Cumulative Distribution Function of $X+Y$, where $X,Y$ are independent is convolution of $F_X$ and $F_Y$?

Question

I'm reading Introduction to Probability Models by Sheldon Ross, 12th edition. On page 57, it says:

Suppose first that $X$ and $Y$ are continuous, $X$ having probability density $f$ and $Y$ having probability density $g$. Then, letting $F_{X+Y}(a)$ be the cumulative distribution function of $X+Y$, we have: \begin{align*} F_{X+Y}(a) &= P \{ X + Y \le a \} \\ &= \iint_{x+y \le a} f(x) g(y) \, dx \, dy \\ &= \int_{-\infty}^{\infty} \int_{-\infty}^{a-y} f(x) g(y) \, dx \, dy \\ &= \int_{-\infty}^{\infty} \left( \int_{-\infty}^{a-y} f(x) \, dx \right) g(y) \, dy \\ &= \int_{-\infty}^{\infty} F_X(a-y) g(y) \, dy \\ \end{align*} The cumulative distribution function $F_{X+Y}$ is called the convolution of the distributions $F_X$ and $F_Y$ (the cumulative distribution functions of $X$ and $Y$, respectively).

I follow the equations, but that looks like the convolution of $F_X$ and $g$, not $F_X$ and $F_Y$. Standard, general convolution for general functions $f$ and $g$ is:

\begin{align*} (f * g)(t) &= \int_{-\infty}^\infty f(\tau) g(t - \tau) \, d \tau \\ \end{align*}

It seems like $F_{X+Y}(a) = F_X * g$ is the correct relationship rather than $F_{X+Y}(a) = F_X * F_Y$.

Can someone explain this? Does convolution have a more flexible definition? Or is the textbook mistaken?

Answer 1

As @Priyatham confirmed, the textbook simply made a mistake.

Answer 2

The book is a bit confusing but essentially correct, the author is mixing the terms cumulative distribution function with just distribution. Usually the distribution of a random variable is defined as the measure induced by this random variable, that is, if $P$ is the probability measure in $\Omega $ and $X:\Omega \to \mathbb{R}$ is a random variable, then $P_X:=P\circ X^{-1}$ is a probability measure in $\mathbb{R}$ induced by $X$.

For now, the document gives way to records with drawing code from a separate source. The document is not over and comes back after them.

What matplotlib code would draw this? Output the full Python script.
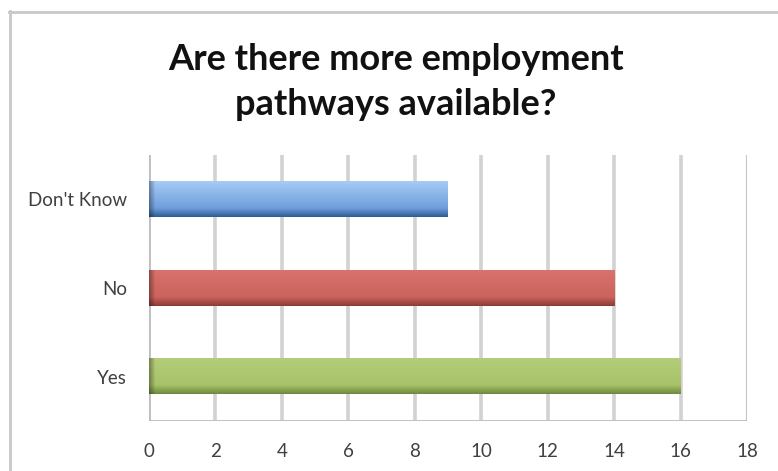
import numpy as np
import matplotlib.pyplot as plt
from matplotlib.lines import Line2D
from matplotlib.colors import to_rgb

# -------------------------
# Data
# -------------------------
categories = ["Yes", "No", "Don't Know"]
counts = [16, 14, 9]
x_ticks = [0, 2, 4, 6, 8, 10, 12, 14, 16, 18]

# top / middle / bottom shades for each bar
bar_shades = {
    "Yes": ("#b4cd7a", "#a8c26a", "#6f8a3f"),
    "No": ("#d8726c", "#cc635d", "#8c3c38"),
    "Don't Know": ("#a6cbf6", "#6f9fdc", "#2f5d96"),
}

plt.rcParams["font.family"] = ["Lato", "DejaVu Sans"]

W, H = 778, 471
fig = plt.figure(figsize=(W / 100, H / 100), dpi=100)
fig.patch.set_facecolor("white")

ax = fig.add_axes([149 / W, 50 / H, 598 / W, 266 / H])

bar_h = 0.4


def bar_image(top, mid, bot, length, n=60, per_unit=40):
    top, mid, bot = (np.array(to_rgb(c)) for c in (top, mid, bot))
    t = np.linspace(0, 1, n)[:, None]
    col = np.where(t < 0.75,
                   top + (mid - top) * (t / 0.75),
                   mid + (bot - mid) * ((t - 0.75) / 0.25))
    m = int(length * per_unit)
    img = np.repeat(col[:, None, :], m, axis=1)
    # darker left end, like the side face of a 3-D bar
    s = np.linspace(0, length, m)
    shade = 1 - 0.35 * np.clip(1 - s / 0.18, 0, 1)
    return img * shade[None, :, None]


for i, (cat, val) in enumerate(zip(categories, counts)):
    img = bar_image(*bar_shades[cat], val)
    # row 0 of the image is the top edge of the bar
    ax.imshow(img, extent=(0, val, i - bar_h / 2, i + bar_h / 2),
              origin="upper", aspect="auto", interpolation="bilinear",
              zorder=3)

ax.set_xlim(0, 18)
ax.set_ylim(-0.5, 2.5)

# vertical gridlines
for x in x_ticks[1:-1]:
    ax.axvline(x, color="#d2d2d2", lw=2.6, zorder=1)
ax.axvline(0, color="#bdbdbd", lw=2, zorder=2)
ax.axvline(18, color="#c4c4c4", lw=1.5, zorder=2)
ax.axhline(-0.5, color="#bcbcbc", lw=2, zorder=2)

for sp in ax.spines.values():
    sp.set_visible(False)

ax.set_xticks(x_ticks)
ax.set_xticklabels([str(v) for v in x_ticks])
ax.set_yticks(range(len(categories)))
ax.set_yticklabels(categories)
ax.tick_params(axis="both", length=0, labelsize=13.5, colors="#404040")
ax.tick_params(axis="x", pad=16)
ax.tick_params(axis="y", pad=16)

fig.text(396 / W, 1 - 82 / H,
         "Are there more employment\npathways available?",
         ha="center", va="center", fontsize=26, fontweight="bold",
         color="#111111", linespacing=1.45)

# chart frame
fig.add_artist(Line2D([9.5 / W, 9.5 / W], [0, 1 - 11 / H],
                      color="#c8c8c8", lw=2, transform=fig.transFigure))
fig.add_artist(Line2D([9 / W, 1], [1 - 11.5 / H, 1 - 11.5 / H],
                      color="#c8c8c8", lw=2, transform=fig.transFigure))

fig.savefig("out.png", dpi=100)
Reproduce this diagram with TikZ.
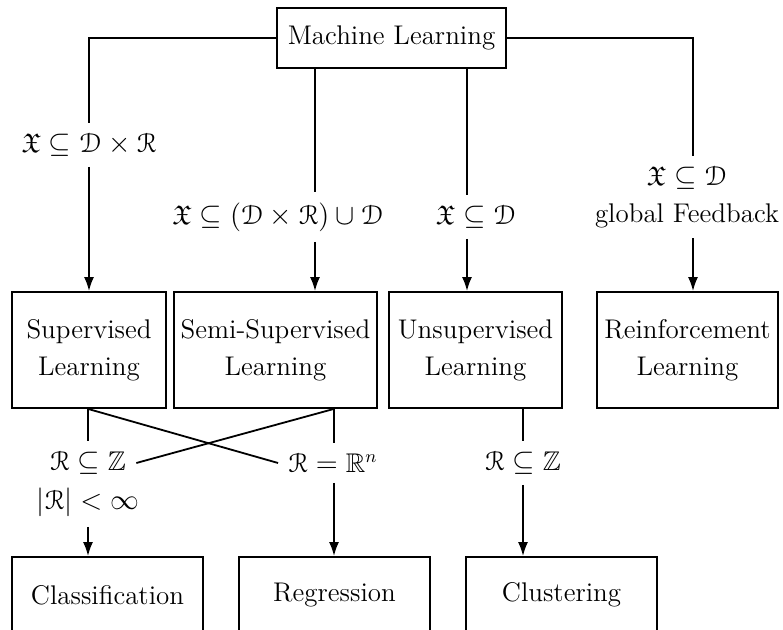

It is usually this measure $P_X$ what is known as the distribution or law of $X$, and $F_X$ is known as the distribution function or the cumulative distribution function of $X$. Now, if $\mu$ and $\nu$ are two finite measures in a topological group $(G,\odot)$ then it convolution is defined by

$$ \mu*\nu(A):=\int_{A}\mu(A\odot x^{-1})\nu(\mathop{}\!d x) $$

where $x^{-1}$ is the inverse (respect to the group operation) of $x$ and $A\odot x^{-1}:=\{y\odot x^{-1}\in G:y\in A\}$. By example you have that

$$ F_{X+Y}(a)=P_X*P_Y((-\infty ,a]) $$

as $\mathbb{R}$ is a topological group under the operation of addition. In general

$$ P_X*P_Y(A)=\int_{A}P_X(A-x) P_Y(dx)=P_{X+Y}(A) $$

for any Borel set $A\subset \mathbb{R}$. The conclussion is that the author did the mistake of mix both concepts of cumulative distribution function and distribution.